The latest report by Reprieve and the European Saudi Organisation for Human Rights found that an average of 70.8 executions were carried out per year between 2010 and 2014 compared to 129.5 between 2015 and 2022 after Saudi crown prince came to power. Torture is "endemic" in prison, even for minors.

Riyadh (AsiaNews) – Since Saudi Crown Prince and Prime Minister Mohammed bin Salman (MbS) rose to power, promoting his much-celebrated "reformist”, liberal and modern vision of the Wahhabi kingdom, executions have almost doubled in his country, this according to a recent report by Reprieve, an anti-death penalty advocacy group.

Saudi Arabia's allies have failed to influence its leaders to limit the death penalty.

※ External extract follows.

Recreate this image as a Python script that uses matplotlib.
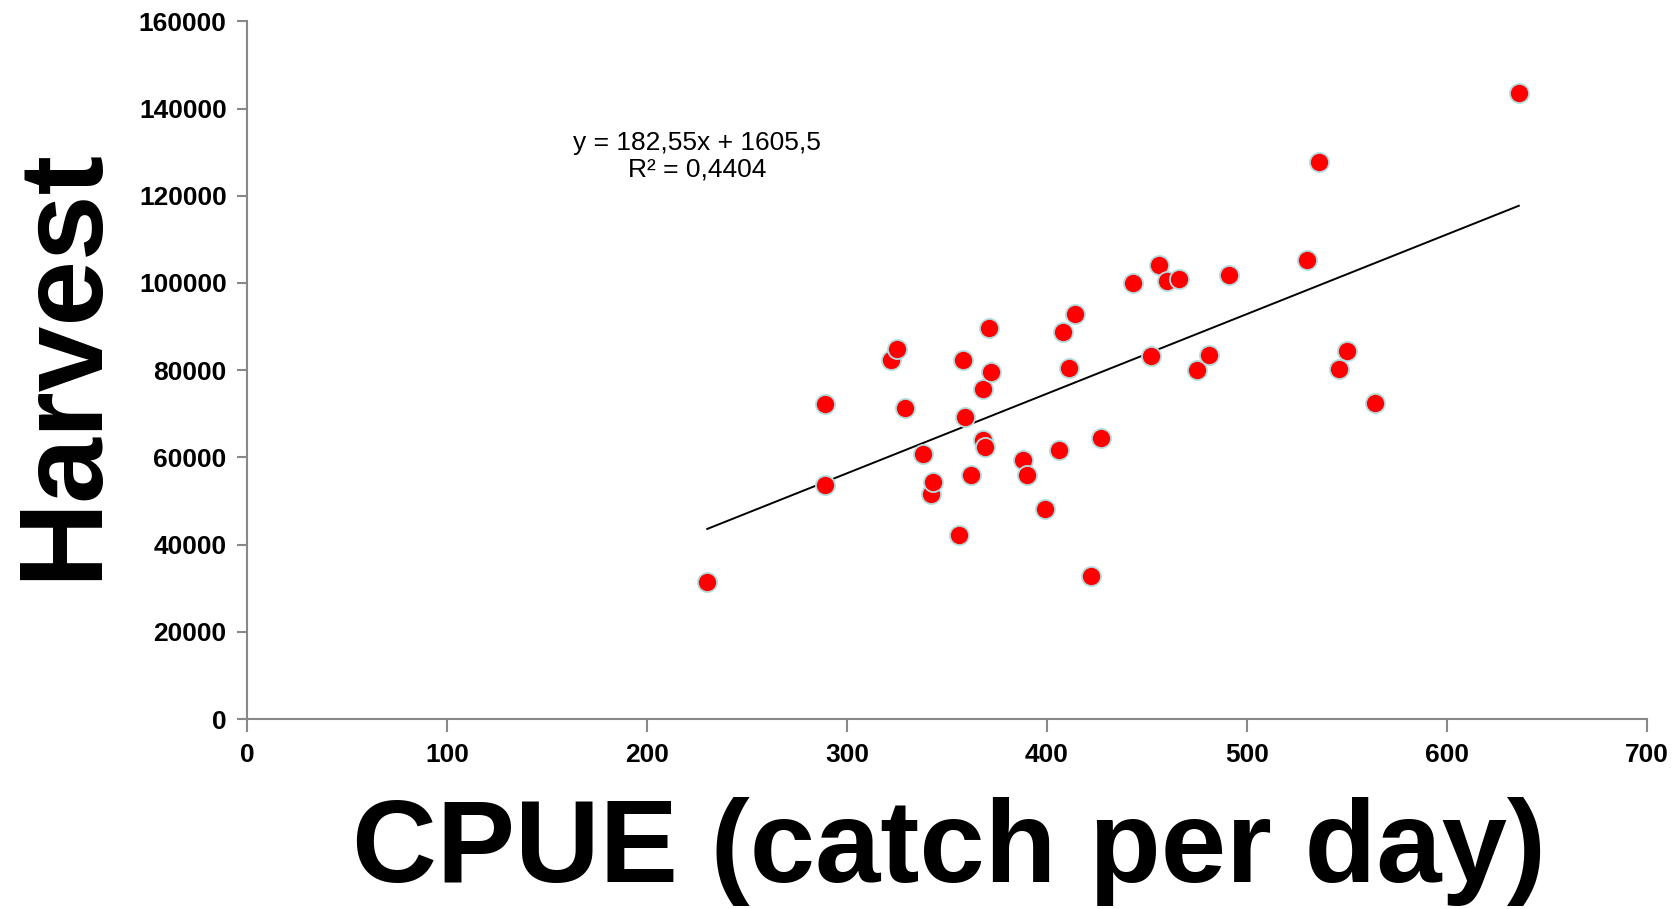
"""
CPUE 与渔获量 (Harvest) 的散点图及线性趋势线
"""

import numpy as np
import matplotlib.pyplot as plt

plt.rcParams['font.family'] = ['Liberation Sans', 'DejaVu Sans']

# 每日渔获量 (CPUE)
cpue = [230, 289, 289, 322, 325, 329, 338, 342, 343, 356,
        358, 359, 362, 368, 368, 369, 371, 372, 388, 390,
        399, 406, 408, 411, 414, 422, 427, 443, 452, 456,
        460, 466, 475, 481, 491, 530, 536, 546, 550, 564, 636]
# 渔获量
harvest = [31500, 72300, 53600, 82300, 84800, 71300, 60800, 51600, 54400, 42100,
           82400, 69300, 55900, 75800, 64000, 62300, 89700, 79500, 59400, 55900,
           48200, 61800, 88800, 80600, 93000, 32900, 64400, 100100, 83300, 104200,
           100500, 100900, 80000, 83500, 101800, 105200, 127800, 80200, 84500, 72400, 143500]

# Excel 趋势线参数
slope = 182.55
intercept = 1605.5
r2 = 0.4404

x_ticks = [0, 100, 200, 300, 400, 500, 600, 700]
y_ticks = [0, 20000, 40000, 60000, 80000, 100000, 120000, 140000, 160000]

fig = plt.figure(figsize=(16.8, 9.09), dpi=100)
ax = fig.add_axes([0.1473, 0.209, 0.8329, 0.7675])

# 趋势线
xl = np.array([min(cpue), max(cpue)])
ax.plot(xl, slope * xl + intercept, color='black', lw=1.4, zorder=2)

# 散点
ax.scatter(cpue, harvest, s=190, color='#ff0000', edgecolors='#b5dde0',
           linewidths=1.3, zorder=3)

ax.text(225, 129000, 'y = 182,55x + 1605,5\nR² = 0,4404', ha='center', va='center',
        multialignment='center', fontsize=19, linespacing=1.15)

ax.set_xlim(0, 700)
ax.set_ylim(0, 160000)
ax.set_xticks(x_ticks)
ax.set_yticks(y_ticks)
ax.tick_params(axis='both', colors='#888888', labelcolor='black', width=1.5,
               labelsize=19, direction='out')
ax.tick_params(axis='x', length=9, pad=8)
ax.tick_params(axis='y', length=7, pad=8)
for lab in ax.get_xticklabels() + ax.get_yticklabels():
    lab.set_fontweight('bold')

for side in ['top', 'right']:
    ax.spines[side].set_visible(False)
for side in ['left', 'bottom']:
    ax.spines[side].set_color('#888888')
    ax.spines[side].set_linewidth(1.5)

fig.text(0.565, 0.003, 'CPUE (catch per day)', ha='center', va='bottom',
         fontsize=84.5, fontweight='bold')
fig.text(0.0385, 0.600, 'Harvest', ha='center', va='center', rotation=90,
         fontsize=85, fontweight='bold')

fig.savefig('out.png', dpi=100)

Since 2015, the number of executions has doubled, with more than a thousand people executed in seven years, a trend that was visible as soon as MbS emerged as the kingdom’s most powerful leader after King Salman.

According to Reprieve and the European Saudi Organisation for Human Rights (ESOHR), Saudi Arabia carried out an average of 70.8 executions per year between 2010 to 2014.

Starting in 2015, when the crown prince became the de facto ruler, until 2022, an average of 129.5 executions were performed per year, a 82 per cent increase over the previous period.

The study also notes that the kingdom has imposed a thick wall of secrecy around trials and the extensive use of the death penalty, including a case involving 81 people executed en masse in a single day (12 March 2022).

The latter was the third case of mass executions under MbS; however, ESOHR could only document 12 death sentences. "The remaining 69 men were tried, convicted, sentenced, and executed in complete secrecy,” the advocacy group said in a statement

Both Reprieve and ESOHR note that at least 15 people who were executed were underage at the time of their offence, as many as 11 after Mohammed bin Salman came to power.

The joint report also shows how Saudi authorities have “disproportionately” used the death penalty against non-Saudis; in fact, about 75 per cent of the women executed between 2010 and 2021 were foreigners, about 56 per cent domestic workers employed by wealthy Saudis.

The study shows that the death penalty is routinely used to silence dissidents and protesters in violation of international law whereby the death penalty, however execrable, is admissible only for the most heinous crimes.

Lastly, torture is also “endemic in Saudi prisons, even for child defendants.